══ DATA PROVIDED ══
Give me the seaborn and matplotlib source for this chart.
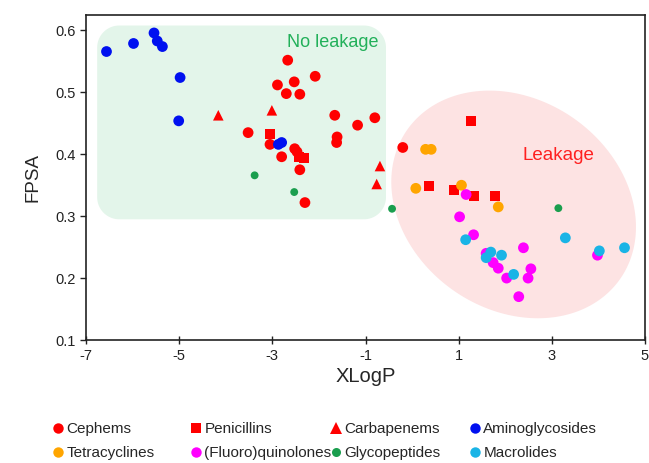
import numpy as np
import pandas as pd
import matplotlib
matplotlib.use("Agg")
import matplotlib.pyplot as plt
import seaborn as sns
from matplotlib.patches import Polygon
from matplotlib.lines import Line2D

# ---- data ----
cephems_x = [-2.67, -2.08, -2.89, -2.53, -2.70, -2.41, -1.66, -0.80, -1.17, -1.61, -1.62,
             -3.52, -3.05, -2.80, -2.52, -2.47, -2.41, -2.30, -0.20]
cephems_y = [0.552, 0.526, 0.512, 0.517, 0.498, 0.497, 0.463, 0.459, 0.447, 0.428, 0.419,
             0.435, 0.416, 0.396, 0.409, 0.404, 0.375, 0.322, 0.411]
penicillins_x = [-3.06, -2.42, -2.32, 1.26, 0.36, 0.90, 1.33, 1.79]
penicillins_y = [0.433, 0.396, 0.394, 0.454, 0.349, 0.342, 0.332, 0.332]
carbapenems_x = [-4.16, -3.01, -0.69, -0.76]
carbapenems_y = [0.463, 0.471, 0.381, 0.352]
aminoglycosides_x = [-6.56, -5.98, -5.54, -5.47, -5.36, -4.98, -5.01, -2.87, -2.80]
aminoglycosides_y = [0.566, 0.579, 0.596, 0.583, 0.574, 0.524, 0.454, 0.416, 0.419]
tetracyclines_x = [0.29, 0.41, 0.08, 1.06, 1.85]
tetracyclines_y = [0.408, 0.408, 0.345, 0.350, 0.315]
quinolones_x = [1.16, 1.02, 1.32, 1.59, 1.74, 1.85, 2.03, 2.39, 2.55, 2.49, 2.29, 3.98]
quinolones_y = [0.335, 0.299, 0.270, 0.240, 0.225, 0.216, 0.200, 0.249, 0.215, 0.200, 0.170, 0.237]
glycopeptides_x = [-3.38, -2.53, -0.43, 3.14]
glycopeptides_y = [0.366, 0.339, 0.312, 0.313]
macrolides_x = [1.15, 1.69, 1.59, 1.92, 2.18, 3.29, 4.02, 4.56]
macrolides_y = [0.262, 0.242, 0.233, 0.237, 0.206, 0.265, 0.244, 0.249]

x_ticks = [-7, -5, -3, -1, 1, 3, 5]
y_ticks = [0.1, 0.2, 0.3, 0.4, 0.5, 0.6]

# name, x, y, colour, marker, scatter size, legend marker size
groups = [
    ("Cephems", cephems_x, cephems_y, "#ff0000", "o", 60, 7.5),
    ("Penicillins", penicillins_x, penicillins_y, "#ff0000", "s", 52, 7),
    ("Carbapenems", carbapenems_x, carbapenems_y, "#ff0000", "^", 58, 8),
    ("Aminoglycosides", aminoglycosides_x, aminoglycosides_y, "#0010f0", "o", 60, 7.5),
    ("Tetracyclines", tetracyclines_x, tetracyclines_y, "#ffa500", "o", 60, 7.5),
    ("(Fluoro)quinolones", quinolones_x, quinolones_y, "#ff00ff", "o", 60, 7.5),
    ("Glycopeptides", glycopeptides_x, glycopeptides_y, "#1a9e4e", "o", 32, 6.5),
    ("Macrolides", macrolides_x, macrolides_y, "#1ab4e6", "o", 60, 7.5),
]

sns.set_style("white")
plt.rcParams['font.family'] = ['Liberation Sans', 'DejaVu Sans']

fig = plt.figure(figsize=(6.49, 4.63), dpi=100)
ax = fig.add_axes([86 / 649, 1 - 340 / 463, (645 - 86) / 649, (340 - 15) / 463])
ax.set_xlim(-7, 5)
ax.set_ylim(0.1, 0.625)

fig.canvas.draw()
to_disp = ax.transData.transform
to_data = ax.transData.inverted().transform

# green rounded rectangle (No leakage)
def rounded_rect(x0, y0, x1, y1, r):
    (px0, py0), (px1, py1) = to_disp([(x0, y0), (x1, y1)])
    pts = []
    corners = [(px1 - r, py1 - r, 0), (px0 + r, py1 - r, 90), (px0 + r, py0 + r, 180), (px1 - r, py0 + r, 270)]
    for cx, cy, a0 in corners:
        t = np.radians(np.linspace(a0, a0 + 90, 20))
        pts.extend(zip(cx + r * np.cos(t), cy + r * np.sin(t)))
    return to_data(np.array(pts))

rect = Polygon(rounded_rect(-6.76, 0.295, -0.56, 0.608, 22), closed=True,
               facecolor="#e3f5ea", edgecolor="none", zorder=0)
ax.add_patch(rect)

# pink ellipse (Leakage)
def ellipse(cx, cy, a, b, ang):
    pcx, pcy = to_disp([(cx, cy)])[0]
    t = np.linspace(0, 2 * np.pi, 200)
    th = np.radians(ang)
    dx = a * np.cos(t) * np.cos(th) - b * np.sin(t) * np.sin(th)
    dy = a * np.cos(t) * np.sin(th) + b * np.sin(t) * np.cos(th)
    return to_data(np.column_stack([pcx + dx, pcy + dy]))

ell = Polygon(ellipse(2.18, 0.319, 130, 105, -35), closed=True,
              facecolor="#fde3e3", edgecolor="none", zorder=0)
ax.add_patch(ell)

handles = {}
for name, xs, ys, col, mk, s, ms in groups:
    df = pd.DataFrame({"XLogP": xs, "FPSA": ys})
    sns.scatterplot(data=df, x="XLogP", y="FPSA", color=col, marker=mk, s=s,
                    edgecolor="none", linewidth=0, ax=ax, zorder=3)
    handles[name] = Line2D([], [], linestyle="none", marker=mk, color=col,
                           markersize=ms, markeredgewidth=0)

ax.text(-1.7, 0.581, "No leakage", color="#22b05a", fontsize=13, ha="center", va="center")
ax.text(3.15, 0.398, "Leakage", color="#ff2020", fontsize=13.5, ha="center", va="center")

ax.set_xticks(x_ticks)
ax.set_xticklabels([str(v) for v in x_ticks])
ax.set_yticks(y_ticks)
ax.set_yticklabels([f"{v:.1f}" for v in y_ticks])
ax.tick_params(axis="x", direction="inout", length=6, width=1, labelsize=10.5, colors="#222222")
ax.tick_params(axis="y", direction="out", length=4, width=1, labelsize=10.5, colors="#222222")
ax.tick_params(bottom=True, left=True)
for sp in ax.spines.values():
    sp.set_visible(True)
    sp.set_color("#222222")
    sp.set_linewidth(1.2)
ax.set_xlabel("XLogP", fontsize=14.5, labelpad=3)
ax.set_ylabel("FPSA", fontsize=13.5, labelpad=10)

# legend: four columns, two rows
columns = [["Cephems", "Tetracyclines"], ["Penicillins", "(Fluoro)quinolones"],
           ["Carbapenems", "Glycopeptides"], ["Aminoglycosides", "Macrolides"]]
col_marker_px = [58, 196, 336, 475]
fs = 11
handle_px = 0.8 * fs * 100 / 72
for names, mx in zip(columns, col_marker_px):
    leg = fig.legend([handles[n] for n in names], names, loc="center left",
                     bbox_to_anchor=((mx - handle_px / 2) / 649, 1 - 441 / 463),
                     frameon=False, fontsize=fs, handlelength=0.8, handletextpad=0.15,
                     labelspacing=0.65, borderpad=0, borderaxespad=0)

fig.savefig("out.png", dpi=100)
═══
WORK TO DO >> Reproduce the material above exactly, first line through the line that contains "from matplotlib.lines import Line2D", minus the pictures.

OUTPUT BELOW >>
Give me the seaborn and matplotlib source for this chart.
import numpy as np
import pandas as pd
import matplotlib
matplotlib.use("Agg")
import matplotlib.pyplot as plt
import seaborn as sns
from matplotlib.patches import Polygon
from matplotlib.lines import Line2D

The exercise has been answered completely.